[Extracted data entries]

=======

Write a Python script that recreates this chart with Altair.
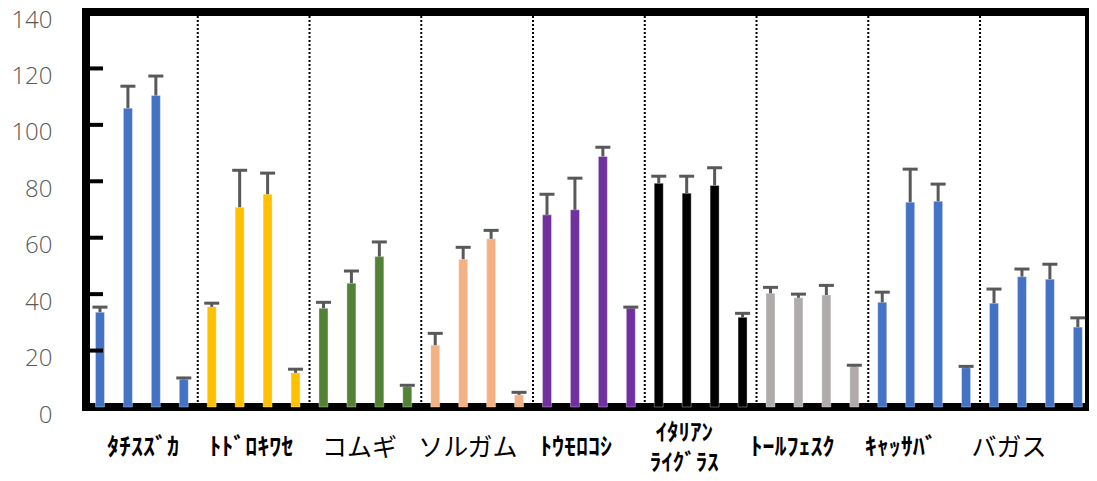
import altair as alt
import pandas as pd

# ---- data ----
groups = ["ﾀﾁｽｽﾞｶ", "ﾄﾄﾞﾛｷﾜｾ", "コムギ", "ソルガム", "ﾄｳﾓﾛｺｼ",
          "ｲﾀﾘｱﾝ\nﾗｲｸﾞﾗｽ", "ﾄｰﾙﾌｪｽｸ", "ｷｬｯｻﾊﾞ", "バガス"]
means = [
    [33.6, 105.9, 110.4, 9.8],
    [35.5, 70.8, 75.4, 12.1],
    [35.0, 43.9, 53.3, 7.2],
    [21.9, 52.4, 59.6, 4.3],
    [68.1, 69.9, 88.8, 35.0],
    [79.3, 75.8, 78.5, 31.8],
    [40.3, 38.7, 39.7, 14.3],
    [37.1, 72.6, 72.9, 13.9],
    [36.8, 46.2, 45.3, 28.3],
]
errors = [
    [1.8, 7.8, 6.9, 0.5],
    [1.3, 13.1, 7.5, 1.3],
    [2.1, 4.3, 5.2, 0.5],
    [4.2, 4.2, 3.0, 0.9],
    [7.3, 11.2, 3.3, 0.4],
    [2.5, 6.0, 6.3, 1.4],
    [2.1, 1.3, 3.4, 0.5],
    [3.6, 11.7, 6.1, 0.5],
    [5.0, 2.7, 5.3, 3.3],
]
group_colors = ["#4472C4", "#FFC000", "#548235", "#F4B183", "#7030A0",
                "#000000", "#AFABAB", "#4472C4", "#4472C4"]
y_ticks = [0, 20, 40, 60, 80, 100, 120, 140]
inner_ticks = [20, 40, 60, 80, 100, 120]

n_per = 4
rows = []
for g, name in enumerate(groups):
    for j in range(n_per):
        m = means[g][j]
        e = errors[g][j]
        rows.append({"grp": name, "pos": g * n_per + j + 0.5,
                     "mean": m, "top": m + e})
df = pd.DataFrame(rows)

sep_df = pd.DataFrame({"pos": [g * n_per for g in range(1, len(groups))]})
tick_df = pd.DataFrame({"v": inner_ticks})


def is_half(s):
    return all(("\uff61" <= c <= "\uff9f") or c == "\n" for c in s)


lab_df = pd.DataFrame({"g": list(range(len(groups))), "name": groups,
                       "half": [is_half(s) for s in groups],
                       "multi": ["\n" in s for s in groups]})

W, H = 1003, 395
LINE_H = 30
# the right edge of the last group is trimmed by the plot frame
xscale = alt.Scale(domain=[0, len(groups) * n_per - 0.1], nice=False,
                   zero=False, padding=0)
yscale = alt.Scale(domain=[0, 140], nice=False, padding=0)

yaxis = alt.Axis(values=y_ticks, domain=False, ticks=False, grid=False,
                 labelFontSize=24, labelColor="#595959", labelPadding=34,
                 labelOffset=8, labelFont="Open Sans", labelFontWeight=300,
                 title=None)

base = alt.Chart(df)

bars = base.mark_bar(size=9, stroke="white", strokeOpacity=0.35,
                     strokeWidth=1).encode(
    x=alt.X("pos:Q", scale=xscale, axis=None),
    y=alt.Y("mean:Q", scale=yscale, axis=yaxis, stack=None),
    color=alt.Color("grp:N", scale=alt.Scale(domain=groups, range=group_colors),
                    legend=None),
)

stems = base.mark_rule(color="#595959", strokeWidth=3).encode(
    x=alt.X("pos:Q", scale=xscale, axis=None),
    y=alt.Y("mean:Q", scale=yscale),
    y2="top:Q",
)

caps = base.mark_tick(orient="horizontal", size=15, thickness=3,
                      color="#595959", opacity=1).encode(
    x=alt.X("pos:Q", scale=xscale, axis=None),
    y=alt.Y("top:Q", scale=yscale),
)

seps = alt.Chart(sep_df).mark_rule(color="black", strokeWidth=2,
                                   strokeDash=[2, 2]).encode(
    x=alt.X("pos:Q", scale=xscale, axis=None),
)

inticks = alt.Chart(tick_df).mark_rule(color="black", strokeWidth=4).encode(
    x=alt.value(0), x2=alt.value(17),
    y=alt.Y("v:Q", scale=yscale),
)

lab_scale = alt.Scale(domain=[-0.5266, 8.739], nice=False, zero=False, padding=0)


def label_layer(filt, weight, size, dy):
    return alt.Chart(lab_df).transform_filter(filt).mark_text(
        font="Noto Sans CJK JP", fontSize=size, fontWeight=weight,
        color="black", baseline="middle", align="center",
        lineBreak="\n", lineHeight=LINE_H, dy=dy,
    ).encode(
        x=alt.X("g:Q", scale=lab_scale, axis=None),
        y=alt.value(H + 41),
        text="name:N",
    )


lab_half = label_layer("datum.half && !datum.multi", "bold", 24, 0)
lab_multi = label_layer("datum.half && datum.multi", "bold", 23, -15)
lab_full = label_layer("!datum.half", "normal", 25, 0)

main = alt.layer(seps, bars, stems, caps, inticks)
labels = alt.layer(lab_half, lab_multi, lab_full)

chart = alt.layer(main, labels).resolve_scale(x="independent").properties(
    width=W, height=H,
    autosize=alt.AutoSizeParams(type="none"),
    padding={"left": 78, "top": 4, "right": 0, "bottom": 72},
).configure_view(stroke="black", strokeWidth=8)

chart.save("out.html", embed_options={"renderer": "svg", "actions": False})
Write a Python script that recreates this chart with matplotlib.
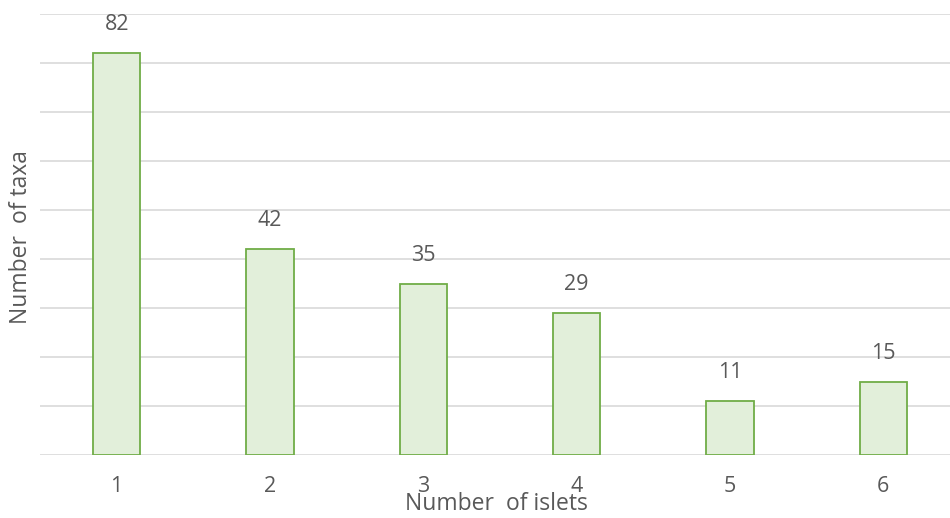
import matplotlib.pyplot as plt

# islets occupied vs. number of taxa
islets = [1, 2, 3, 4, 5, 6]
taxa = [82, 42, 35, 29, 11, 15]

COR_BARRA = "#E2EFDA"
COR_BORDA = "#70AD47"
COR_TEXTO = "#595959"
COR_GRADE = "#D9D9D9"

plt.rcParams['font.family'] = ['Open Sans', 'DejaVu Sans']

fig = plt.figure(figsize=(9.5, 5.18), dpi=100)
ax = fig.add_axes([40 / 950, 63 / 518, 920 / 950, 441 / 518])

ax.bar(islets, taxa, width=0.31, color=COR_BARRA, edgecolor=COR_BORDA, linewidth=1.3, zorder=3)

for x, v in zip(islets, taxa):
    ax.annotate(str(v), (x, v), xytext=(0, 20.5), textcoords='offset points',
                ha='center', va='center', fontsize=15.5, color=COR_TEXTO)

ax.set_xlim(0.5, 6.5)
ax.set_ylim(0, 90)
ax.set_yticks(range(0, 91, 10))
ax.set_yticklabels([])
ax.set_xticks(islets)
ax.set_xticklabels([str(i) for i in islets])
ax.tick_params(axis='x', length=0, pad=15, labelsize=15.5, labelcolor=COR_TEXTO)
ax.tick_params(axis='y', length=0)
ax.grid(axis='y', color=COR_GRADE, linewidth=1.2, zorder=0)
for s in ax.spines.values():
    s.set_visible(False)

fig.text(496 / 950, 1 - 510 / 518, "Number  of islets", ha='center', va='baseline',
         fontsize=16.5, color=COR_TEXTO)
fig.text(21 / 950, 1 - 237 / 518, "Number  of taxa", rotation=90, ha='center', va='center',
         fontsize=16.5, color=COR_TEXTO)

fig.savefig("out.png", dpi=100)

=======

INSTRUCTIONS TO FOLLOW - Take the data above and repeat it exactly, leaving each picture out.

TASK SOLUTION -
Write a Python script that recreates this chart with Altair.
import altair as alt
import pandas as pd

# ---- data ----
groups = ["ﾀﾁｽｽﾞｶ", "ﾄﾄﾞﾛｷﾜｾ", "コムギ", "ソルガム", "ﾄｳﾓﾛｺｼ",
          "ｲﾀﾘｱﾝ\nﾗｲｸﾞﾗｽ", "ﾄｰﾙﾌｪｽｸ", "ｷｬｯｻﾊﾞ", "バガス"]
means = [
    [33.6, 105.9, 110.4, 9.8],
    [35.5, 70.8, 75.4, 12.1],
    [35.0, 43.9, 53.3, 7.2],
    [21.9, 52.4, 59.6, 4.3],
    [68.1, 69.9, 88.8, 35.0],
    [79.3, 75.8, 78.5, 31.8],
    [40.3, 38.7, 39.7, 14.3],
    [37.1, 72.6, 72.9, 13.9],
    [36.8, 46.2, 45.3, 28.3],
]
errors = [
    [1.8, 7.8, 6.9, 0.5],
    [1.3, 13.1, 7.5, 1.3],
    [2.1, 4.3, 5.2, 0.5],
    [4.2, 4.2, 3.0, 0.9],
    [7.3, 11.2, 3.3, 0.4],
    [2.5, 6.0, 6.3, 1.4],
    [2.1, 1.3, 3.4, 0.5],
    [3.6, 11.7, 6.1, 0.5],
    [5.0, 2.7, 5.3, 3.3],
]
group_colors = ["#4472C4", "#FFC000", "#548235", "#F4B183", "#7030A0",
                "#000000", "#AFABAB", "#4472C4", "#4472C4"]
y_ticks = [0, 20, 40, 60, 80, 100, 120, 140]
inner_ticks = [20, 40, 60, 80, 100, 120]

n_per = 4
rows = []
for g, name in enumerate(groups):
    for j in range(n_per):
        m = means[g][j]
        e = errors[g][j]
        rows.append({"grp": name, "pos": g * n_per + j + 0.5,
                     "mean": m, "top": m + e})
df = pd.DataFrame(rows)

sep_df = pd.DataFrame({"pos": [g * n_per for g in range(1, len(groups))]})
tick_df = pd.DataFrame({"v": inner_ticks})


def is_half(s):
    return all(("\uff61" <= c <= "\uff9f") or c == "\n" for c in s)


lab_df = pd.DataFrame({"g": list(range(len(groups))), "name": groups,
                       "half": [is_half(s) for s in groups],
                       "multi": ["\n" in s for s in groups]})

W, H = 1003, 395
LINE_H = 30
# the right edge of the last group is trimmed by the plot frame
xscale = alt.Scale(domain=[0, len(groups) * n_per - 0.1], nice=False,
                   zero=False, padding=0)
yscale = alt.Scale(domain=[0, 140], nice=False, padding=0)

yaxis = alt.Axis(values=y_ticks, domain=False, ticks=False, grid=False,
                 labelFontSize=24, labelColor="#595959", labelPadding=34,
                 labelOffset=8, labelFont="Open Sans", labelFontWeight=300,
                 title=None)

base = alt.Chart(df)

bars = base.mark_bar(size=9, stroke="white", strokeOpacity=0.35,
                     strokeWidth=1).encode(
    x=alt.X("pos:Q", scale=xscale, axis=None),
    y=alt.Y("mean:Q", scale=yscale, axis=yaxis, stack=None),
    color=alt.Color("grp:N", scale=alt.Scale(domain=groups, range=group_colors),
                    legend=None),
)

stems = base.mark_rule(color="#595959", strokeWidth=3).encode(
    x=alt.X("pos:Q", scale=xscale, axis=None),
    y=alt.Y("mean:Q", scale=yscale),
    y2="top:Q",
)

caps = base.mark_tick(orient="horizontal", size=15, thickness=3,
                      color="#595959", opacity=1).encode(
    x=alt.X("pos:Q", scale=xscale, axis=None),
    y=alt.Y("top:Q", scale=yscale),
)

seps = alt.Chart(sep_df).mark_rule(color="black", strokeWidth=2,
                                   strokeDash=[2, 2]).encode(
    x=alt.X("pos:Q", scale=xscale, axis=None),
)

inticks = alt.Chart(tick_df).mark_rule(color="black", strokeWidth=4).encode(
    x=alt.value(0), x2=alt.value(17),
    y=alt.Y("v:Q", scale=yscale),
)

lab_scale = alt.Scale(domain=[-0.5266, 8.739], nice=False, zero=False, padding=0)


def label_layer(filt, weight, size, dy):
    return alt.Chart(lab_df).transform_filter(filt).mark_text(
        font="Noto Sans CJK JP", fontSize=size, fontWeight=weight,
        color="black", baseline="middle", align="center",
        lineBreak="\n", lineHeight=LINE_H, dy=dy,
    ).encode(
        x=alt.X("g:Q", scale=lab_scale, axis=None),
        y=alt.value(H + 41),
        text="name:N",
    )


lab_half = label_layer("datum.half && !datum.multi", "bold", 24, 0)
lab_multi = label_layer("datum.half && datum.multi", "bold", 23, -15)
lab_full = label_layer("!datum.half", "normal", 25, 0)

main = alt.layer(seps, bars, stems, caps, inticks)
labels = alt.layer(lab_half, lab_multi, lab_full)

chart = alt.layer(main, labels).resolve_scale(x="independent").properties(
    width=W, height=H,
    autosize=alt.AutoSizeParams(type="none"),
    padding={"left": 78, "top": 4, "right": 0, "bottom": 72},
).configure_view(stroke="black", strokeWidth=8)

chart.save("out.html", embed_options={"renderer": "svg", "actions": False})
Write a Python script that recreates this chart with matplotlib.
import matplotlib.pyplot as plt

# islets occupied vs. number of taxa
islets = [1, 2, 3, 4, 5, 6]
taxa = [82, 42, 35, 29, 11, 15]

COR_BARRA = "#E2EFDA"
COR_BORDA = "#70AD47"
COR_TEXTO = "#595959"
COR_GRADE = "#D9D9D9"

plt.rcParams['font.family'] = ['Open Sans', 'DejaVu Sans']

fig = plt.figure(figsize=(9.5, 5.18), dpi=100)
ax = fig.add_axes([40 / 950, 63 / 518, 920 / 950, 441 / 518])

ax.bar(islets, taxa, width=0.31, color=COR_BARRA, edgecolor=COR_BORDA, linewidth=1.3, zorder=3)

for x, v in zip(islets, taxa):
    ax.annotate(str(v), (x, v), xytext=(0, 20.5), textcoords='offset points',
                ha='center', va='center', fontsize=15.5, color=COR_TEXTO)

ax.set_xlim(0.5, 6.5)
ax.set_ylim(0, 90)
ax.set_yticks(range(0, 91, 10))
ax.set_yticklabels([])
ax.set_xticks(islets)
ax.set_xticklabels([str(i) for i in islets])
ax.tick_params(axis='x', length=0, pad=15, labelsize=15.5, labelcolor=COR_TEXTO)
ax.tick_params(axis='y', length=0)
ax.grid(axis='y', color=COR_GRADE, linewidth=1.2, zorder=0)
for s in ax.spines.values():
    s.set_visible(False)

fig.text(496 / 950, 1 - 510 / 518, "Number  of islets", ha='center', va='baseline',
         fontsize=16.5, color=COR_TEXTO)
fig.text(21 / 950, 1 - 237 / 518, "Number  of taxa", rotation=90, ha='center', va='center',
         fontsize=16.5, color=COR_TEXTO)

fig.savefig("out.png", dpi=100)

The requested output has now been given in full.